* DATA EXCERPTS
--------------------------------------------------

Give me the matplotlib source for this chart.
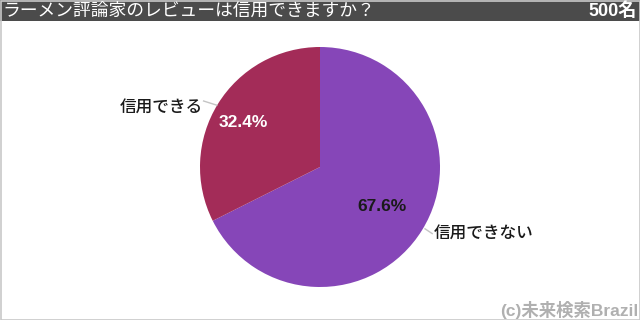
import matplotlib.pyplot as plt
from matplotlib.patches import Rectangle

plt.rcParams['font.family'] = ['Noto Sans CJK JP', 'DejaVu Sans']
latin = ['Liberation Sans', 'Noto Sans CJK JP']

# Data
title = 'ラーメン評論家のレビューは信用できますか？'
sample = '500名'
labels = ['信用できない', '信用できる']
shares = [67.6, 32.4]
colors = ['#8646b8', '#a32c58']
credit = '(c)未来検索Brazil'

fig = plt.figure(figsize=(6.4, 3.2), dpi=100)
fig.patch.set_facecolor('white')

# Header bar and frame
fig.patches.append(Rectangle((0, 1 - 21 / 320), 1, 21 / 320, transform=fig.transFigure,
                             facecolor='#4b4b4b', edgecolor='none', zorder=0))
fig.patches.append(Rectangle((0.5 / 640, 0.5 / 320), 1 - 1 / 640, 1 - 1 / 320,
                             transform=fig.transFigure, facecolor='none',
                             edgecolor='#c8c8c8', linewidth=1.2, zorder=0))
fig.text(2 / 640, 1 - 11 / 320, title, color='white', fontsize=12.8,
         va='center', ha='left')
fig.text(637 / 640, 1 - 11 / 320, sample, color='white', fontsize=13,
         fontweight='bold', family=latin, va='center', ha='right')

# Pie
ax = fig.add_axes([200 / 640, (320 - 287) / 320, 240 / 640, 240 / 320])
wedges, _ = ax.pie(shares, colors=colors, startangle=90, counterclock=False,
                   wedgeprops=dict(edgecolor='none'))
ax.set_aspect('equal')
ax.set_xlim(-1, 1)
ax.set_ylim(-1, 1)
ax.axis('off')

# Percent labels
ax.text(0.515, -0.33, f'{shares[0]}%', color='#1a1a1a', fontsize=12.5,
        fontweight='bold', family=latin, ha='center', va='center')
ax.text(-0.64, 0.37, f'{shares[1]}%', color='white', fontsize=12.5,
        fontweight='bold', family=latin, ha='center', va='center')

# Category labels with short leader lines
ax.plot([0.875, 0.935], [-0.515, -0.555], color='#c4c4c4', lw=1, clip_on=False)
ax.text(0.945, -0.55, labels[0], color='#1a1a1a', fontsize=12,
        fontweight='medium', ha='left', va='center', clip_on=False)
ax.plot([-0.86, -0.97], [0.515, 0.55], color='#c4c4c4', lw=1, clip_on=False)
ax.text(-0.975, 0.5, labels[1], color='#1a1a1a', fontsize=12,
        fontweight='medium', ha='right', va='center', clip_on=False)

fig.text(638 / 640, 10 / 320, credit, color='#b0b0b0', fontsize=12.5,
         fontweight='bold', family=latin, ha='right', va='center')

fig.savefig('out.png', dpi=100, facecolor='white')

--------------------------------------------------

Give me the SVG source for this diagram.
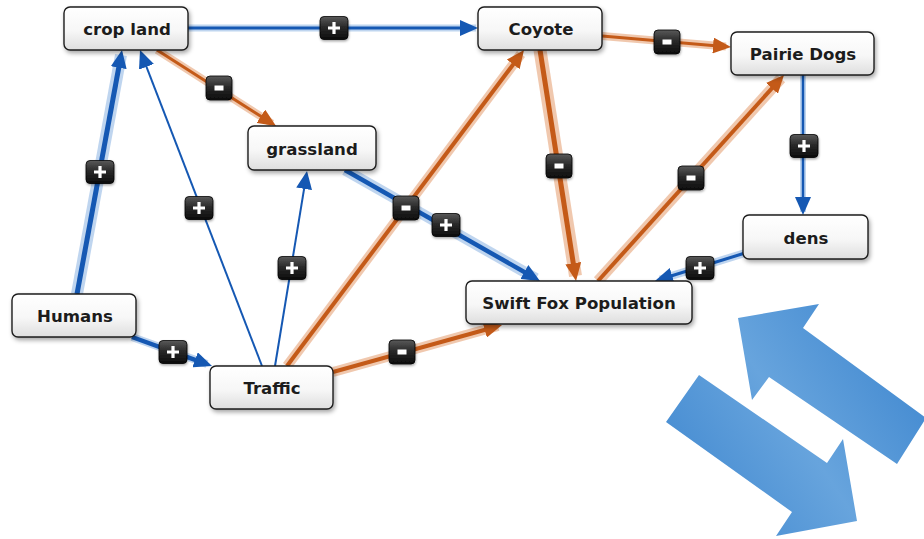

--------------------------------------------------

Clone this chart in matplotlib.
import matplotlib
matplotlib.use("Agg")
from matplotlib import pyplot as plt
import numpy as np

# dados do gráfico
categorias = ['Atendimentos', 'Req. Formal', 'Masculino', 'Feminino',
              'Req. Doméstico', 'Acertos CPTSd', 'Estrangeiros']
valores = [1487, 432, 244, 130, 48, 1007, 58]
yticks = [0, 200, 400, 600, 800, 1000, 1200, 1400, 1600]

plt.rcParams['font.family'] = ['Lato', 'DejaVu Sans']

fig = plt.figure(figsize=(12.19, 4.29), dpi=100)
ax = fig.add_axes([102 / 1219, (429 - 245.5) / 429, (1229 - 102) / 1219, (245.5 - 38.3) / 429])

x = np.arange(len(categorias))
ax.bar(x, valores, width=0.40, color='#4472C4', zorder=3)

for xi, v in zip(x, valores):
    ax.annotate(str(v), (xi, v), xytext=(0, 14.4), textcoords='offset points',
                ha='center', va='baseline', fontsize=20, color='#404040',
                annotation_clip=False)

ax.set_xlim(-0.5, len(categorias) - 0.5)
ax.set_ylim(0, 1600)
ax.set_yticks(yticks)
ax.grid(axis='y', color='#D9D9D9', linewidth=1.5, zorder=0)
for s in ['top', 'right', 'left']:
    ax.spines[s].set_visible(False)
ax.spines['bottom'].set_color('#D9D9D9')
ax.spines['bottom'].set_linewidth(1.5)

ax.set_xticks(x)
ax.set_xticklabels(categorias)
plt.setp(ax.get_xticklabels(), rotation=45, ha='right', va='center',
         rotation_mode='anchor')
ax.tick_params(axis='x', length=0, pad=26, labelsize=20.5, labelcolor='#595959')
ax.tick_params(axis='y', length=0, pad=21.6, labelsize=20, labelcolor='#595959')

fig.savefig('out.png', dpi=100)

--------------------------------------------------

* GIVEN EXERCISE
Retype only what lies between the line bearing "Clone this chart in matplotlib." and the line bearing "ax = fig.add_axes([102", keeping both of those lines.

* ANSWER TO THE TASK
Clone this chart in matplotlib.
import matplotlib
matplotlib.use("Agg")
from matplotlib import pyplot as plt
import numpy as np

# dados do gráfico
categorias = ['Atendimentos', 'Req. Formal', 'Masculino', 'Feminino',
              'Req. Doméstico', 'Acertos CPTSd', 'Estrangeiros']
valores = [1487, 432, 244, 130, 48, 1007, 58]
yticks = [0, 200, 400, 600, 800, 1000, 1200, 1400, 1600]

plt.rcParams['font.family'] = ['Lato', 'DejaVu Sans']

fig = plt.figure(figsize=(12.19, 4.29), dpi=100)
ax = fig.add_axes([102 / 1219, (429 - 245.5) / 429, (1229 - 102) / 1219, (245.5 - 38.3) / 429])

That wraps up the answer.